**Task objective**:
Sift the listing for lines that hold the string "produces" and pull them out.

**Figure scripts**:
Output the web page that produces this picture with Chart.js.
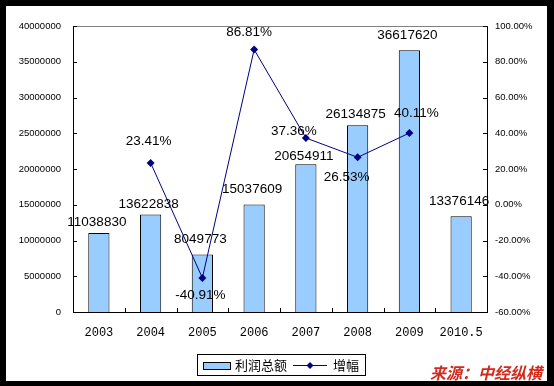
<!DOCTYPE html>
<html>
<head>
<meta charset="utf-8">
<script src="https://cdn.jsdelivr.net/npm/chart.js@4"></script>
<style>
  html, body { margin: 0; padding: 0; background: #000; }
  #wrap { position: absolute; left: 6px; top: 6px; width: 541px; height: 375px; background: #fff; }
</style>
</head>
<body>
<div id="wrap"><canvas id="profitChart" width="541" height="375"></canvas></div>
<script>
const years = ['2003', '2004', '2005', '2006', '2007', '2008', '2009', '2010.5'];
const profit = [11038830, 13622838, 8049773, 15037609, 20654911, 26134875, 36617620, 13376146];
const growth = [null, 23.41, -40.91, 86.81, 37.36, 26.53, 40.11, null];

// label offsets, px from bar top / point
const barLabelDy = [-11, -10, -15, -15, -8, -11, -15, -15];
const lineLabelOff = [null, [-2, -22], [-2, 17], [-5, -17], [-12, -7], [-11, 20], [7, -20], null];

const tickFont = { family: 'Arial, "Liberation Sans"', size: 9.5 };

const overlay = {
    id: 'overlay',
    afterDraw(chart) {
        const ctx = chart.ctx;
        const area = chart.chartArea;
        const x = chart.scales.x, y = chart.scales.y, y2 = chart.scales.y2;
        ctx.save();

        // top frame line
        ctx.strokeStyle = '#808080';
        ctx.lineWidth = 1;
        ctx.beginPath();
        ctx.moveTo(area.left, area.top + 0.5);
        ctx.lineTo(area.right, area.top + 0.5);
        ctx.stroke();

        // inside tick marks
        ctx.strokeStyle = '#000';
        ctx.beginPath();
        y.ticks.forEach(t => {
            const py = Math.round(y.getPixelForValue(t.value)) + 0.5;
            ctx.moveTo(area.left, py); ctx.lineTo(area.left + 4, py);
        });
        y2.ticks.forEach(t => {
            const py = Math.round(y2.getPixelForValue(t.value)) + 0.5;
            ctx.moveTo(area.right - 4, py); ctx.lineTo(area.right, py);
        });
        for (let i = 0; i < years.length - 1; i++) {
            const px = Math.round((x.getPixelForTick(i) + x.getPixelForTick(i + 1)) / 2) + 0.5;
            ctx.moveTo(px, area.bottom); ctx.lineTo(px, area.bottom - 4);
        }
        ctx.stroke();

        // data labels
        ctx.fillStyle = '#000';
        ctx.font = '13.5px Arial, "Liberation Sans"';
        ctx.textAlign = 'center';
        ctx.textBaseline = 'middle';
        chart.getDatasetMeta(0).data.forEach((bar, i) => {
            ctx.fillText(String(profit[i]), bar.x - 2, bar.y + barLabelDy[i]);
        });
        chart.getDatasetMeta(1).data.forEach((pt, i) => {
            if (growth[i] === null) return;
            const off = lineLabelOff[i];
            ctx.fillText(growth[i].toFixed(2) + '%', pt.x + off[0], pt.y + off[1]);
        });

        // legend
        const lx = 191, ly = 348;
        ctx.strokeStyle = '#000';
        ctx.strokeRect(lx + 0.5, ly + 0.5, 168, 21);
        ctx.fillStyle = '#99ccff';
        ctx.fillRect(lx + 6, ly + 8, 27, 7);
        ctx.strokeRect(lx + 6.5, ly + 8.5, 27, 7);
        ctx.fillStyle = '#000';
        ctx.font = '13px "Noto Sans CJK SC"';
        ctx.textAlign = 'left';
        ctx.fillText('利润总额', lx + 38, ly + 11);
        ctx.strokeStyle = '#000080';
        ctx.beginPath();
        ctx.moveTo(lx + 96, ly + 11.5); ctx.lineTo(lx + 130, ly + 11.5);
        ctx.stroke();
        ctx.fillStyle = '#000080';
        ctx.beginPath();
        ctx.moveTo(lx + 113, ly + 8); ctx.lineTo(lx + 116.5, ly + 11.5);
        ctx.lineTo(lx + 113, ly + 15); ctx.lineTo(lx + 109.5, ly + 11.5);
        ctx.fill();
        ctx.fillStyle = '#000';
        ctx.fillText('增幅', lx + 136, ly + 11);

        // source
        ctx.fillStyle = '#d42a1e';
        ctx.font = 'italic bold 16px "Noto Sans CJK SC"';
        ctx.fillText('来源：中经纵横', 424, 367);
        ctx.restore();
    }
};

new Chart(document.getElementById('profitChart'), {
    data: {
        labels: years,
        datasets: [{
            type: 'bar',
            label: '利润总额',
            data: profit,
            backgroundColor: '#99ccff',
            borderColor: '#000',
            borderWidth: 1,
            barPercentage: 0.41,
            categoryPercentage: 1,
            yAxisID: 'y',
            order: 2
        }, {
            type: 'line',
            label: '增幅',
            data: growth,
            borderColor: '#000080',
            backgroundColor: '#000080',
            borderWidth: 1,
            pointStyle: 'rectRot',
            pointRadius: 4,
            pointBorderWidth: 0,
            yAxisID: 'y2',
            order: 1
        }]
    },
    options: {
        responsive: false,
        animation: false,
        layout: { padding: { top: 20, left: 0, right: 0, bottom: 0 } },
        plugins: { legend: { display: false }, tooltip: { enabled: false } },
        scales: {
            x: {
                grid: { display: false, drawTicks: false },
                border: { color: '#000' },
                ticks: { color: '#000', padding: 14, font: { family: '"Liberation Mono"', size: 12 } },
                afterFit(s) { s.height = 69; }
            },
            y: {
                position: 'left',
                min: 0, max: 40000000,
                grid: { display: false, drawTicks: false },
                border: { color: '#000' },
                ticks: {
                    stepSize: 5000000, color: '#000', padding: 12, font: tickFont,
                    callback: v => String(v)
                },
                afterFit(s) { s.width = 67; }
            },
            y2: {
                position: 'right',
                min: -60, max: 100,
                grid: { display: false, drawTicks: false },
                border: { color: '#000' },
                ticks: {
                    stepSize: 20, color: '#000', padding: 8, font: tickFont,
                    callback: v => v.toFixed(2) + '%'
                },
                afterFit(s) { s.width = 60; }
            }
        }
    },
    plugins: [overlay]
});
</script>
</body>
</html>
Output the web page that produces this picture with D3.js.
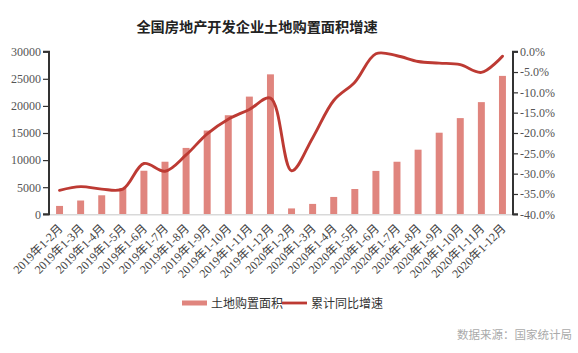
<!DOCTYPE html>
<html><head><meta charset="utf-8">
<script src="https://cdn.jsdelivr.net/npm/d3@7"></script>
<style>
html,body{margin:0;padding:0;background:#fff;}
svg{display:block;}
</style></head>
<body><svg id="c" width="578" height="353"></svg>
<script>
const categories = ["2019年1-2月","2019年1-3月","2019年1-4月","2019年1-5月","2019年1-6月","2019年1-7月","2019年1-8月","2019年1-9月","2019年1-10月","2019年1-11月","2019年1-12月",
"2020年1-2月","2020年1-3月","2020年1-4月","2020年1-5月","2020年1-6月","2020年1-7月","2020年1-8月","2020年1-9月","2020年1-10月","2020年1-11月","2020年1-12月"];
const landArea = [1545,2543,3509,4835,8035,9701,12247,15454,18279,21715,25822,1086,1917,3202,4667,8006,9697,11922,15053,17748,20696,25536];
const growth = [-34.1,-33.2,-33.8,-33.8,-27.5,-29.4,-25.4,-20.2,-16.6,-14.2,-11.4,-29.3,-21.2,-12.0,-7.5,-0.5,-1.0,-2.4,-2.8,-3.2,-5.1,-1.1];
const leftTicks = [0,5000,10000,15000,20000,25000,30000];
const rightTicks = [0,-5,-10,-15,-20,-25,-30,-35,-40];
const title = "全国房地产开发企业土地购置面积增速";
const seriesNames = ["土地购置面积","累计同比增速"];
const source = "数据来源：国家统计局";

const svg = d3.select("#c");
const m = {l:49, r:513, t:51.7, b:214.3};
const x = d3.scaleBand().domain(categories).range([m.l, m.r]).paddingInner(0.67).paddingOuter(0.335);
const yL = d3.scaleLinear().domain([0,30000]).range([m.b, m.t]);
const yR = d3.scaleLinear().domain([-40,0]).range([m.b, m.t]);
const barColor = "#e0857e", lineColor = "#bd3a33";
const numFont = "'Liberation Serif', 'Noto Sans CJK SC', serif";
const cjkFont = "'Noto Sans CJK SC', sans-serif";
const tickColor = "#555";

svg.append("text").attr("x",257).attr("y",32).attr("text-anchor","middle")
  .attr("font-family",cjkFont).attr("font-weight","bold").attr("font-size",14.2).attr("fill","#222").text(title);

// bars
svg.append("g").selectAll("rect").data(landArea).join("rect")
  .attr("x",(d,i)=>x(categories[i])).attr("width",x.bandwidth())
  .attr("y",d=>yL(d)).attr("height",d=>yL(0)-yL(d)).attr("fill",barColor);

// bottom axis line
svg.append("line").attr("x1",m.l).attr("x2",m.r).attr("y1",m.b+0.5).attr("y2",m.b+0.5)
  .attr("stroke","#d9d9d9").attr("stroke-width",1.5);

// left axis
const gl = svg.append("g").attr("transform",`translate(${m.l},0)`).style("color",tickColor)
  .call(d3.axisLeft(yL).tickValues(leftTicks).tickSize(6).tickPadding(2).tickFormat(d3.format("d")));
gl.select(".domain").attr("stroke","#333").attr("stroke-width",2).attr("d",`M-6,${m.t}H0V${m.b}H-6`);
gl.selectAll(".tick line").attr("stroke","#333").attr("stroke-width",1.2);
gl.selectAll(".tick text").attr("font-family",numFont).attr("font-size",12).attr("fill",tickColor);

// right axis
const gr = svg.append("g").attr("transform",`translate(${m.r},0)`).style("color",tickColor)
  .call(d3.axisRight(yR).tickValues(rightTicks).tickSize(5).tickPadding(2).tickFormat(d=>d3.format(".1f")(d).replace("−","-")+"%"));
gr.select(".domain").attr("stroke","#333").attr("stroke-width",2).attr("d",`M5,${m.t}H0V${m.b}H5`);
gr.selectAll(".tick line").attr("stroke","#333").attr("stroke-width",1.2);
gr.selectAll(".tick text").attr("font-family",numFont).attr("font-size",12).attr("fill",tickColor);

// x labels
svg.append("g").selectAll("text").data(categories).join("text")
  .attr("transform",d=>`translate(${x(d)+x.bandwidth()/2+4},${m.b+15}) rotate(-45)`)
  .attr("text-anchor","end").attr("font-family",numFont).attr("font-size",12).attr("fill","#444").text(d=>d);

// line
const line = d3.line().x((d,i)=>x(categories[i])+x.bandwidth()/2).y(d=>yR(d)).curve(d3.curveCatmullRom.alpha(0.5));
svg.append("path").datum(growth).attr("d",line).attr("fill","none")
  .attr("stroke",lineColor).attr("stroke-width",2.9).attr("stroke-linecap","round");

// legend
const ly = 303;
svg.append("rect").attr("x",182).attr("y",ly-2.5).attr("width",25).attr("height",5).attr("fill",barColor);
svg.append("text").attr("x",211).attr("y",ly+4.5).attr("font-family",cjkFont).attr("font-size",12).attr("fill","#333").text(seriesNames[0]);
svg.append("line").attr("x1",282).attr("x2",307).attr("y1",ly).attr("y2",ly).attr("stroke",lineColor).attr("stroke-width",2.8);
svg.append("text").attr("x",311).attr("y",ly+4.5).attr("font-family",cjkFont).attr("font-size",12).attr("fill","#333").text(seriesNames[1]);

svg.append("text").attr("x",572).attr("y",339).attr("text-anchor","end").attr("font-family",cjkFont)
  .attr("font-size",11.5).attr("fill","#aaa").text(source);
</script></body></html>
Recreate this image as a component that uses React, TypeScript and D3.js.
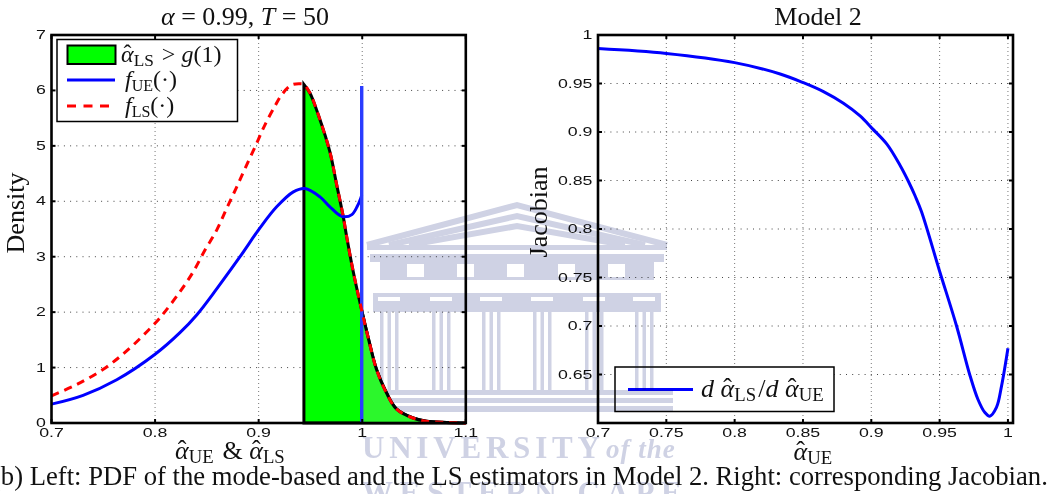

**Answer in full**:
Output the web page that produces this picture with Chart.js.
Output the web page that produces this picture with D3.js.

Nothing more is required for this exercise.